Is your blogging persona more serious than your real life persona?
I don't think that it is, though I suppose it's possible that the tone is... I don't know, more strident on certain posts than I might be in real life.
Do you think the only safe way an academic can write publicly is to write anonymously?
Hmmm. This is an interesting question. I think it depends a lot on one's level in the academic hierarchy, one's discipline, and the topics about which a person chooses to write. Were my blog entirely about my field of specialty, for example, I think it would probably be quite safe to use my "real" name. However, were I using the blog in that way, I think that I would tend to edit myself a lot more than I currently do and I would see the blog as a professional document and treat it as such so as not to embarass myself in front of colleagues by presenting half-formulated ideas about things related to my field. However, if one is going to write about things in a provisional way - in a writing-as-thinking sort of way - I think that the pseudonym is useful as a screen between my professional self and my actual self - you know? I also do think that it's much less safe for the untenured, those still in graduate school, and those who choose to write about things that might be seen as controversial.
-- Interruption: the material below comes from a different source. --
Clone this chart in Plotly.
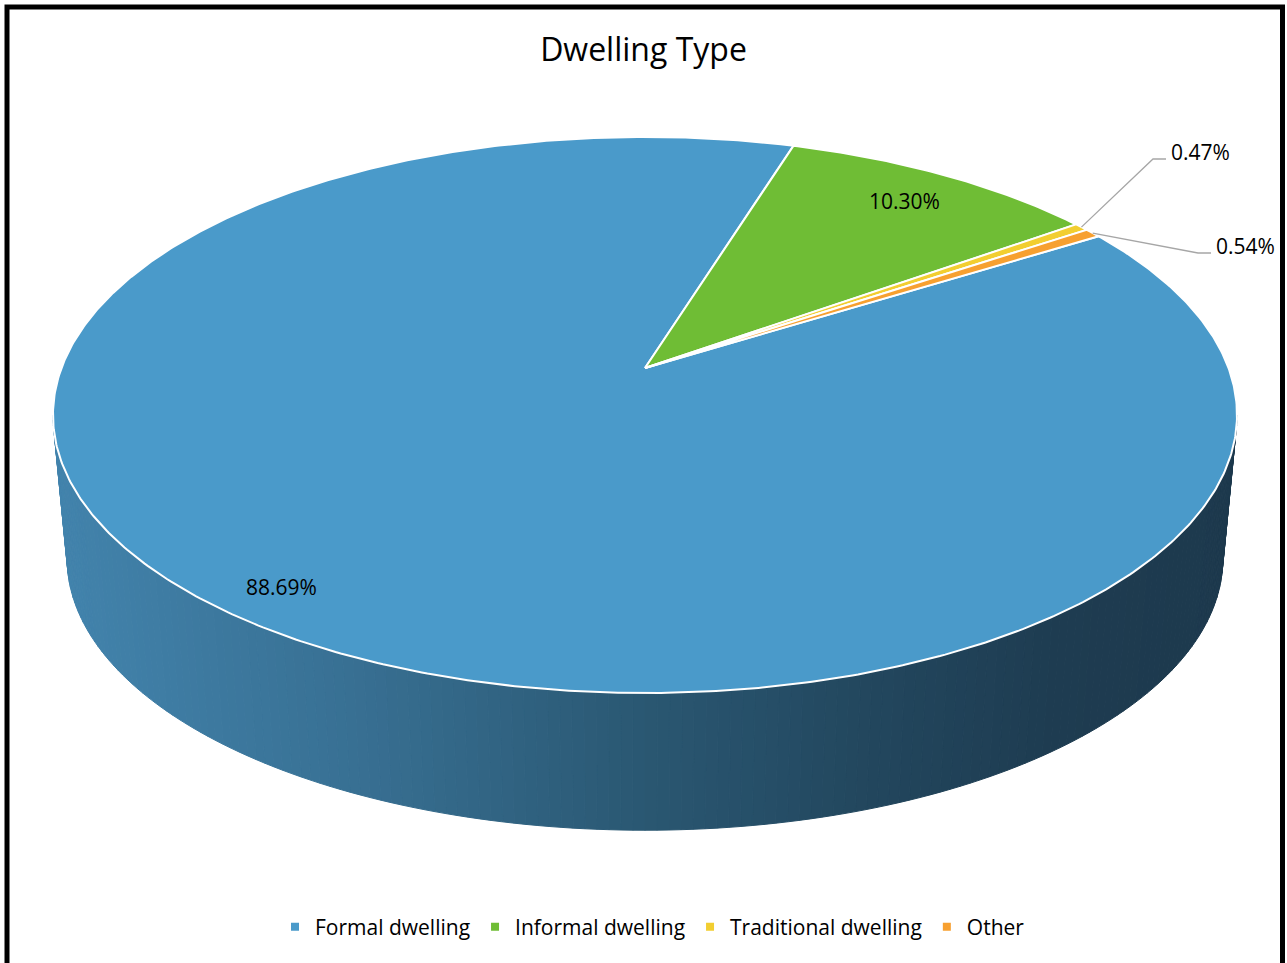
import numpy as np
import plotly.graph_objects as go

# ---- data ----
categories = ["Formal dwelling", "Informal dwelling", "Traditional dwelling", "Other"]
values = [88.69, 10.30, 0.47, 0.54]
value_labels = ["88.69%", "10.30%", "0.47%", "0.54%"]
colors = ["#4A9ACA", "#6FBD35", "#F2CE30", "#F7A030"]

# ---- layout / geometry constants ----
W, H = 1287, 963
CX, Y0 = 645.0, 368.0          # projected pie centre
A, B, C = 583.5, 270.1, -0.169  # perspective parameters of the top face
START = 57.9                    # first slice angle (deg, clockwise from 12 o'clock)
BOT_S, BOT_Y0 = 0.976, 513.0    # bottom face = scaled top face
N_STRIPS = 160
INSIDE_R = {"Formal dwelling": 0.9, "Informal dwelling": 0.85}
OUTSIDE_POS = {"Traditional dwelling": (1169, 152), "Other": (1214, 246)}


def proj(r, alpha_deg):
    a = np.radians(alpha_deg)
    x = r * np.sin(a)
    z = -r * np.cos(a)
    w = 1 + C * z
    return CX + A * x / w, Y0 + B * z / w


def proj_bottom(r, alpha_deg):
    X, Y = proj(r, alpha_deg)
    return CX + BOT_S * (X - CX), BOT_Y0 + BOT_S * (Y - Y0)


fig = go.Figure()

# ---- side (depth) of the pie, shaded strips ----
a_w = np.degrees(np.arccos(C))
alphas = np.linspace(a_w, 360 - a_w, N_STRIPS + 1)
xl, _ = proj(1, 360 - a_w)
xr, _ = proj(1, a_w)
stops_t = [0.0, 0.25, 0.5, 0.7, 0.85, 1.0]
stops_rgb = np.array([(66, 131, 172), (56, 112, 147), (42, 87, 114),
                      (34, 70, 93), (30, 60, 81), (29, 57, 77)])
for i in range(N_STRIPS):
    a0, a1 = alphas[i], alphas[i + 1]
    tx0, ty0 = proj(1, a0)
    tx1, ty1 = proj(1, a1)
    bx1, by1 = proj_bottom(1, a1)
    bx0, by0 = proj_bottom(1, a0)
    t = ((tx0 + tx1) / 2 - xl) / (xr - xl)
    rgb = [int(round(np.interp(t, stops_t, stops_rgb[:, k]))) for k in range(3)]
    col = "rgb(%d,%d,%d)" % tuple(rgb)
    fig.add_trace(go.Scatter(
        x=[tx0, tx1, bx1, bx0, tx0], y=[ty0, ty1, by1, by0, ty0],
        mode="lines", fill="toself", fillcolor=col,
        line=dict(color=col, width=1), hoverinfo="skip", showlegend=False))

# ---- top face slices ----
total = sum(values)
cum = START
mids = []
for cat, v, col in zip(categories, values, colors):
    span = v / total * 360
    arc = np.linspace(cum, cum + span, max(int(span * 2), 4))
    px, py = proj(1, arc)
    xs = np.concatenate([[CX], px, [CX]])
    ys = np.concatenate([[Y0], py, [Y0]])
    fig.add_trace(go.Scatter(
        x=xs, y=ys, mode="lines", fill="toself", fillcolor=col,
        line=dict(color="white", width=2), hoverinfo="skip", showlegend=False))
    mids.append(cum + span / 2)
    cum += span

# ---- data labels ----
for cat, lab, mid in zip(categories, value_labels, mids):
    if cat in INSIDE_R:
        lx, ly = proj(INSIDE_R[cat], mid)
        fig.add_annotation(x=float(lx), y=float(ly), text=lab, showarrow=False,
                           font=dict(family="Open Sans", size=21, color="#000000"))
    else:
        tx, ty = OUTSIDE_POS[cat]
        sx, sy = proj(1.0, mid)
        fig.add_trace(go.Scatter(
            x=[float(sx), tx - 16, tx - 3], y=[float(sy), ty + 7, ty + 7],
            mode="lines", line=dict(color="#A6A6A6", width=1.3),
            hoverinfo="skip", showlegend=False))
        fig.add_annotation(x=tx, y=ty, text=lab, showarrow=False, xanchor="left",
                           font=dict(family="Open Sans", size=21, color="#000000"))

# ---- legend entries ----
for cat, col in zip(categories, colors):
    fig.add_trace(go.Scatter(x=[None], y=[None], mode="markers", name=cat,
                             marker=dict(symbol="square", size=8, color=col)))

# ---- frame ----
fig.add_shape(type="rect", x0=7, x1=1282.5, y0=7, y1=1100,
              line=dict(color="black", width=5), layer="above")

fig.update_layout(
    width=W, height=H, autosize=False,
    margin=dict(l=0, r=0, t=0, b=0),
    paper_bgcolor="white", plot_bgcolor="white",
    title=dict(text="Dwelling Type", x=0.5, xanchor="center",
               y=1 - 50 / H, yanchor="middle", yref="container",
               font=dict(family="Open Sans", size=32, color="#000000")),
    xaxis=dict(range=[0, W], visible=False, fixedrange=True),
    yaxis=dict(range=[H, 0], visible=False, fixedrange=True),
    showlegend=True,
    legend=dict(orientation="h", x=0.507, xanchor="center", y=1 - 927 / H,
                yanchor="middle", font=dict(family="Open Sans", size=21, color="#000000"),
                bgcolor="rgba(0,0,0,0)"),
)

fig.write_html("out.html")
Do you think that your blog could ruin your career?
No. But maybe I'm stupid, and it really could. I guess I don't think that it will, but it's a risk I'm willing to take.
What would happen if an administrator at my college discovered my blog?
I can't imagine that any would take the time to read blogs, in truth, but even if they did come across my blog, the reality is that I write very, very little that is about my university specifically.
Do you use a pseudonym out of fear?
Fear, no. Caution, yes. Also, I think that when I took on the pseudonym I was playing with the idea of an overtly constructed academic identity. I wanted to fool around with making an identity that challenged some of the ways that women (and women professors) are described and that dealt with negotiating the personal and the professional. I don't think I'd feel comfortable doing that under my "work" name. Also, I think I liked the idea of the name as emblematic in some way - the first blogs I read were barely tenured and invisible adjunct, and they both used pseudonyms and it seemed both freeing and to make visible identities that are often invisible in academe - somebody trying to get pregnant with in vitro, somebody on the margins because of being a contingent worker, etc. If the writer uses a pseudonym, it's a lot less easy to dismiss the writer as not being relevant to one's own position on the academic food chain. I think that the pseudonym in fact lends authority to those who are marginalized in public academic discourse. If you saw my nametag at MLA, you would immediately move on to talk to somebody more important. If, however, my nametag said "Dr. Crazy," I suspect people would be a lot more interested.
What is the biggest drawback to writing pseudonymously?
Hmmm. I think the biggest drawback is probably that sometimes I feel like I wish I could write about what I do under my own name without it "meaning" something in terms of how I'm seen as a professional. Because I can't, I can't really capitalize on what I do with the blog in terms of my work. That said, the blog does work as a good "free space" for me to work out ideas, and it's been (I think) ultimately good for me professionally.
Has anyone stumbled on your blog and found it accidentally?
Not that I'm aware of.
Have you outed yourself to any other bloggers?
Yep. And now that I'm in my new space, I am very open about things related to my teaching and such, so it would be very easy for anybody who was interested to figure out who I am, even aside from just asking me.
Has your blog allowed you to experiment with writing?
It's definitely allowed me to experiment with tone and voice. I would also say that it's helped me to think through how I organize my thoughts in writing and in how I articulate arguments in writing. Finally, I think that it has helped me to think of "audience" in a way that is much more real and much less abstract. (In my academic writing, I often think of my audience as just a bunch of students who are forced to write papers, and I don't think that's a good thing.)
Why do you use a pseudonym?
Well, it allows me to feel much freer about not revising or not laboring over tiny details in my writing. Also, I like the image that my pseudonym conveys. "Dr. Crazy" is parts of me, but at the same time it's an identity that does to some extent stand on its own now. I suspect that if I met some of my readers, they'd have a hard time thinking of me as anything other than "Dr. Crazy," even if I told them to call me by my "real" name. That's interesting to me, and it's fun.